Pero todo cambió radicalmente en la noche del 27 de junio, el debate televisado de CNN. Nunca en la historia de los Estados Unidos se había realizado un debate presidencial antes de cualquier convención. Oficialmente, Donald Trump ni Joe Biden aún habían sido nominados, apenas eran precandidatos. Tal prontitud da la sensación de que alguien tenía prisa de deshacerse de un problema. Esa sin duda fue una “zancadilla”.
El pésimo desempeño del presidente de turno en el debate no solamente causó pena ajena entre los televidentes, también desató una crisis en Washington. Las voces que demandaban la salida de Biden se escuchaban con más fuerza cada día que transcurría. Luego vendría un “bastonazo” por medio de la nota del Consejo Editorial del New York Times, el diario más influyente de Estados Unidos y de reconocida línea progresista. En dicha nota publicada al día siguiente del debate, de forma estimada pero clara; le piden al presidente que se retirara de la contienda. A partir de ahí, los demás medios de izquierda pasaron de ser propagandistas de Biden, en los peores detractores de él. Lo que no criticaron en más de tres años de administración demócrata, repentinamente lo descargaron en pocos días, y con furia.
Luego el 2 de julio, la férrea defensora de Biden, la congresista Nancy Pelosi da un giro de 180 grados al emitir una nefasta sentencia política, aceptando que cuestionar la salud mental del presidente ‘es una pregunta legítima’. Ahí pasa de ser una presión meramente mediática, a una presión a lo interno del Partido Demócrata.
Días después, el Washington Post publicó la noticia de que el expresidente Barack Obama manifestó su preocupación a varios de sus aliados en el partido, diciendo que “el camino a la victoria se ha diluido bastante”, y que el presidente “debe considerar seriamente la viabilidad de su propia candidatura”. Eso ya fue una puñalada al mejor estilo de conspiración de senado romano.
Al final, Joe Biden sucumbe por las heridas, y desiste de la reelección. A pesar de las traiciones y la vorágine de los medios, la renuncia podría verse como un acto de sana democracia. De todas formas ¿cuál es el común denominador de los regímenes autoritarios? – La perpetuidad en el poder. Pero lo que vendría inmediatamente después, opaca el espíritu democrático.

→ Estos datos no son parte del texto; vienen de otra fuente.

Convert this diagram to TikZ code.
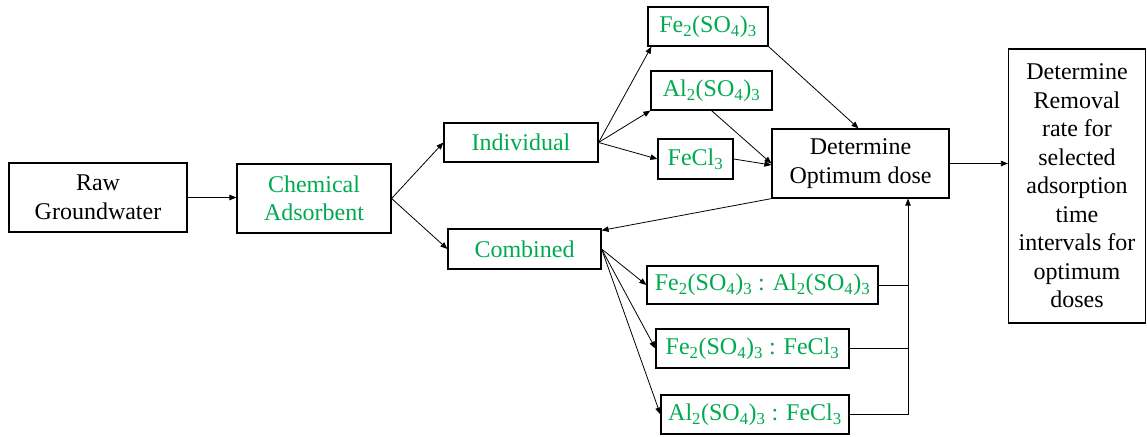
\documentclass[tikz,border=0pt]{standalone}
\usepackage{fontspec}
\newfontfamily\tnr{Liberation Serif}
\usetikzlibrary{arrows.meta,calc}
\definecolor{chemgreen}{RGB}{0,170,80}
\begin{document}
\begin{tikzpicture}[x=1pt,y=-1pt,
  box/.style={draw, line width=1.2pt, inner sep=0pt, align=center,
    font=\tnr\fontsize{24}{28.5}\selectfont},
  gbox/.style={box, text=chemgreen},
  conn/.style={line width=0.8pt, -{Triangle[length=7pt,width=5.5pt]}},
  plain/.style={line width=0.8pt}]
\useasboundingbox (0,0) rectangle (1147,436);
\node[box, minimum width=178pt, minimum height=69pt] (raw) at (98,197.5) {Raw\\Groundwater};
\node[gbox, minimum width=154pt, minimum height=69pt] (chem) at (314,198.5) {Chemical\\Adsorbent};
\node[gbox, minimum width=154pt, minimum height=39pt] (ind) at (521,142.5) {Individual};
\node[gbox, minimum width=153pt, minimum height=40pt] (comb) at (524.5,249) {Combined};
\node[gbox, minimum width=120pt, minimum height=39pt] (fe) at (708,26.5) {Fe\textsubscript{2}(SO\textsubscript{4})\textsubscript{3}};
\node[gbox, minimum width=121pt, minimum height=39pt] (al) at (711.5,90.5) {Al\textsubscript{2}(SO\textsubscript{4})\textsubscript{3}};
\node[gbox, minimum width=75pt, minimum height=40pt] (fecl) at (695.5,159) {FeCl\textsubscript{3}};
\node[box, minimum width=177pt, minimum height=69pt] (det) at (860.5,163.5) {Determine\\Optimum dose};
\node[gbox, minimum width=231pt, minimum height=38pt] (c1) at (762.5,285) {Fe\textsubscript{2}(SO\textsubscript{4})\textsubscript{3} : Al\textsubscript{2}(SO\textsubscript{4})\textsubscript{3}};
\node[gbox, minimum width=193pt, minimum height=39pt] (c2) at (752.5,348.5) {Fe\textsubscript{2}(SO\textsubscript{4})\textsubscript{3} : FeCl\textsubscript{3}};
\node[gbox, minimum width=188pt, minimum height=39pt] (c3) at (755,414.5) {Al\textsubscript{2}(SO\textsubscript{4})\textsubscript{3} : FeCl\textsubscript{3}};
\node[box, minimum width=137pt, minimum height=274pt] (final) at (1077,186) {Determine\\Removal\\rate for\\selected\\adsorption\\time\\intervals for\\optimum\\doses};
\coordinate (bus) at (908,0);
\draw[conn] (raw.east) -- (chem.west |- raw.east);
\draw[conn] (chem.east) -- (ind.west);
\draw[conn] (chem.east) -- (comb.west);
\draw[conn] (ind.east) -- ([xshift=4pt]fe.south west);
\draw[conn] (ind.east) -- (al.south west);
\draw[conn] (ind.east) -- (fecl.west);
\draw[conn] (fe.south east) -- ([xshift=-2pt]det.north);
\draw[conn] (al.south) -- (det.west);
\draw[conn] (fecl.east) -- ([yshift=-1.5pt]det.west);
\draw[conn] (det.south west) -- ([yshift=-2pt]comb.north east);
\draw[conn] (det.east) -- (det.east -| final.west);
\draw[conn] (comb.east) -- (c1.west);
\draw[conn] (comb.east) -- (c2.west);
\draw[conn] (comb.east) -- (c3.west);
\draw[plain] (c1.east) -- (c1.east -| bus);
\draw[plain] (c2.east) -- (c2.east -| bus);
\draw[conn] (c3.east) -- (c3.east -| bus) -- (bus |- det.south);
\end{tikzpicture}
\end{document}
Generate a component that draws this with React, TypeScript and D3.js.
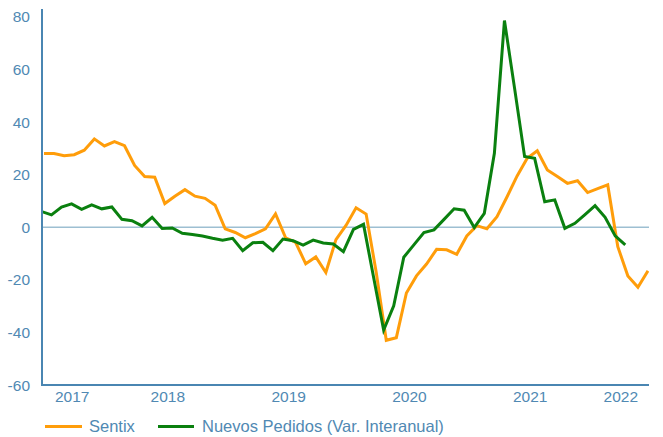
import React from "react";
import * as d3 from "d3";

const startYear = 2017;
const startMonth = 5; // June (0-based)

const sentix = [
  28.0, 28.0, 27.2, 27.6, 29.3, 33.6, 30.9, 32.6, 31.0, 23.5, 19.3, 19.0, 9.0,
  11.8, 14.3, 11.8, 11.0, 8.4, -0.6, -2.0, -4.0, -2.4, -0.6, 5.1, -4.0, -5.8,
  -13.9, -11.3, -17.2, -4.7, 0.7, 7.4, 5.0, -17.1, -43.0, -42.0, -25.0, -18.5,
  -14.0, -8.4, -8.6, -10.3, -3.3, 0.6, -0.6, 4.0, 11.6, 19.5, 26.2, 29.1, 21.8,
  19.3, 16.7, 17.7, 13.2, 14.7, 16.1, -7.4, -18.5, -22.8, -16.6,
];

const nuevosPedidos = [
  6.0, 4.7, 7.7, 8.9, 6.8, 8.5, 7.0, 7.7, 3.0, 2.5, 0.5, 3.8, -0.5, -0.3, -2.3,
  -2.8, -3.3, -4.2, -4.9, -4.2, -8.9, -5.9, -5.7, -8.9, -4.5, -5.1, -6.8, -4.9,
  -6.0, -6.4, -9.3, -0.8, 1.1, -19.0, -39.1, -29.9, -11.4, -6.7, -2.0, -1.0, 3.0,
  7.0, 6.5, -0.1, 5.3, 28.1, 78.6, 53.0, 26.9, 26.2, 9.7, 10.4, -0.4, 1.5, 4.8,
  8.2, 3.8, -3.3, -6.7,
];

const yTicks = [-60, -40, -20, 0, 20, 40, 60, 80];
const years = [2017, 2018, 2019, 2020, 2021, 2022];
const seriesNames = ["Sentix", "Nuevos Pedidos (Var. Interanual)"];

const W = 663;
const H = 437;
const left = 42;
const right = 649;
const top = 9;
const bottom = 385;
const greenShift = -0.26;
const axisColor = "#4a86b2";
const textColor = "#5089b3";
const orange = "#ff9d0a";
const green = "#0a800f";
const font = "'Liberation Sans', Arial, sans-serif";

export default function App() {
  const n = sentix.length;
  const x = d3.scaleLinear().domain([0, n - 1]).range([44, 648]);
  const y = d3.scaleLinear().domain([-60, 83]).range([bottom, top]);

  const lineO = d3
    .line<number>()
    .x((_, i) => x(i))
    .y((d) => y(d));
  const lineG = d3
    .line<number>()
    .x((_, i) => x(i + greenShift))
    .y((d) => y(d));

  const yearLabels = years.map((yr) => {
    const first = Math.max(0, (yr - startYear) * 12 - startMonth);
    const last = Math.min(n - 1, (yr - startYear) * 12 - startMonth + 11);
    return { yr, pos: x((first + last) / 2) - 2 };
  });

  return (
    <svg
      width={W}
      height={H}
      style={{ position: "absolute", left: 0, top: 0 }}
      fontFamily={font}
    >
      <defs>
        <clipPath id="plot">
          <rect x={43} y={0} width={right - 43} height={bottom} />
        </clipPath>
      </defs>
      <rect width={W} height={H} fill="#fff" />
      <line
        x1={left}
        x2={right}
        y1={y(0)}
        y2={y(0)}
        stroke="#9dbfd2"
        strokeWidth={1.6}
      />
      <g clipPath="url(#plot)" fill="none" strokeLinejoin="miter" strokeWidth={3}>
        <path d={lineO(sentix) || ""} stroke={orange} />
        <path d={lineG(nuevosPedidos) || ""} stroke={green} />
      </g>
      <line x1={left} x2={left} y1={top} y2={bottom + 1} stroke={axisColor} strokeWidth={2} />
      <line x1={left - 1} x2={right} y1={bottom} y2={bottom} stroke={axisColor} strokeWidth={2} />
      {yTicks.map((t) => (
        <text
          key={t}
          x={30}
          y={y(t)}
          textAnchor="end"
          dominantBaseline="central"
          fontSize={15.5}
          fill={textColor}
        >
          {t}
        </text>
      ))}
      {yearLabels.map((l) => (
        <text
          key={l.yr}
          x={l.pos}
          y={401.5}
          textAnchor="middle"
          fontSize={15.5}
          fill={textColor}
        >
          {l.yr}
        </text>
      ))}
      <line x1={45} x2={82} y1={426.5} y2={426.5} stroke={orange} strokeWidth={3} />
      <text x={89} y={431.5} fontSize={16.5} fill={textColor}>
        {seriesNames[0]}
      </text>
      <line x1={158} x2={194} y1={426.5} y2={426.5} stroke={green} strokeWidth={3} />
      <text x={202} y={431.5} fontSize={16.5} fill={textColor}>
        {seriesNames[1]}
      </text>
    </svg>
  );
}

Tanto los Clinton como otros altos perfiles del partido se adelantan a dar la adhesión a Kamala Harris como candidata sustituta. Lo cual está bien, siempre y cuando se les dé oportunidad a otros de competir. Pero eso nunca sucedió. El Partido Demócrata impidió que otros políticos se postularan en su convención nacional. Sin rival alguno, Harris logra la nominación, que más bien pareció una coronación. El golpe de estado ha sido consumado.
El trámite que hizo el Partido Demócrata para nominar a su candidata fue tan transparente como las elecciones venezolanas. La voluntad de los demócratas plasmada a través del sufragio y del cabildo durante las primarias, fue obscenamente transgredida. Si tropicalizamos el escenario, eso sería como que Óscar Arias Sánchez ganara la convención abierta del PLN, pero al final el directorio postula a Andrea Álvarez Marín como su candidata presidencial, sin convocar a otros.
Toda esta situación en el país norteamericano evidencia que hay fuerzas más poderosas que la decisión soberana de la mayoría, y que el sistema electoral de Estados Unidos es obsoleto, vulnerable, y requiere reformas para mejorarlo, en aras de proteger el espíritu democrático que plasmaron los Padres Fundadores en la Constitución de 1786, que a la vez les permitiría mantener la autoridad moral ante el resto de las democracias presidencialistas del mundo.